The Borehole Battery™ Platform (BBP) is designed to deliver long-duration, dispatchable output aligned with peak grid demand, positioning it to maximize accredited capacity value. In this context, efficiency alone is not the right benchmark; dependable, dispatchable capacity is what utilities pay for.

3) Policy Signals Reinforce the Value of Dispatchable Clean Capacity

The importance of capacity value is being reinforced by California policy. Recent CPUC actions require load-serving entities to procure 6,000 MW of new clean energy and storage capacity (measured in NQC) for the 2030–2032 timeframe. Importantly, at least 25% of this procurement must come from resources with clean-firm and/or long-duration storage attributes. This is a clear signal that the market is prioritizing reliable, dispatchable, clean capacity, not just low-cost energy or high-efficiency systems.

In parallel, legislation such as AB 1373 and related procurement frameworks are creating pathways for centralized acquisition of long lead-time, reliability-critical resources. These initiatives emphasize the need for technologies that can:

  • Deliver dependable capacity

  • Meet firm reliability requirements

  • Scale quickly enough to align with procurement timelines

As a result, project economics must now be evaluated in the context of policy-aligned capacity value, not just engineering performance.

4) Rapid Commercial Scaling Is a Core Economic Advantage

Equally important to pricing and capacity value is the ability to deploy quickly and at scale. One of the most significant advantages of the BBP is its ability to leverage existing oil and gas infrastructure. By utilizing idle wells and existing grid interconnections, the system avoids many of the bottlenecks associated with greenfield development, including:

  • Lengthy permitting timelines

  • Interconnection delays

  • Transformer and substation constraints

  • High upfront site development costs

This brownfield deployment model enables projects to move from concept to operation in months rather than years. In a market where the CPUC is mandating thousands of megawatts of new capacity on a defined schedule, speed is not just a convenience, it is a competitive advantage.

Technologies that can rapidly convert existing assets into accredited, dispatchable capacity are inherently more valuable than those that require long development cycles, even if the latter appear more efficient on paper.

5) A Broader Definition of Performance

The BBP challenges the conventional way energy storage technologies are evaluated. Rather than optimizing solely for thermodynamic efficiency, it is designed to optimize for total economic performance, which includes:

  • Capturing premium electricity pricing

  • Maximizing ELCC and NQC capacity value

  • Aligning with California’s clean capacity procurement mandates

  • Enabling rapid deployment through brownfield infrastructure

This broader framework reflects how energy systems are valued in modern electricity markets.
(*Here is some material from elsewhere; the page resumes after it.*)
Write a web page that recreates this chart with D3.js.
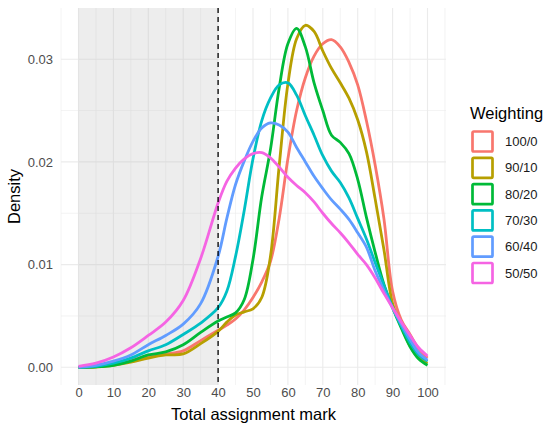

Thermodynamic efficiency remains an important metric, but it is not the defining factor in determining economic success. In today’s energy landscape, electricity pricing, accredited capacity value, policy alignment, and speed of deployment are equally, if not more important.

The BBP succeeds not merely because of how it stores energy, but because of how effectively it:

  • Monetizes premium peak pricing

  • Qualifies for dependable capacity value under ELCC and NQC frameworks

  • Aligns with emerging California procurement requirements such as AB 1373 and CPUC capacity mandates

  • Scales rapidly using existing brownfield infrastructure

Ultimately, the most valuable energy storage systems are not those that are the most efficient in theory, but those that are the most profitable, reliable, and deployable in practice.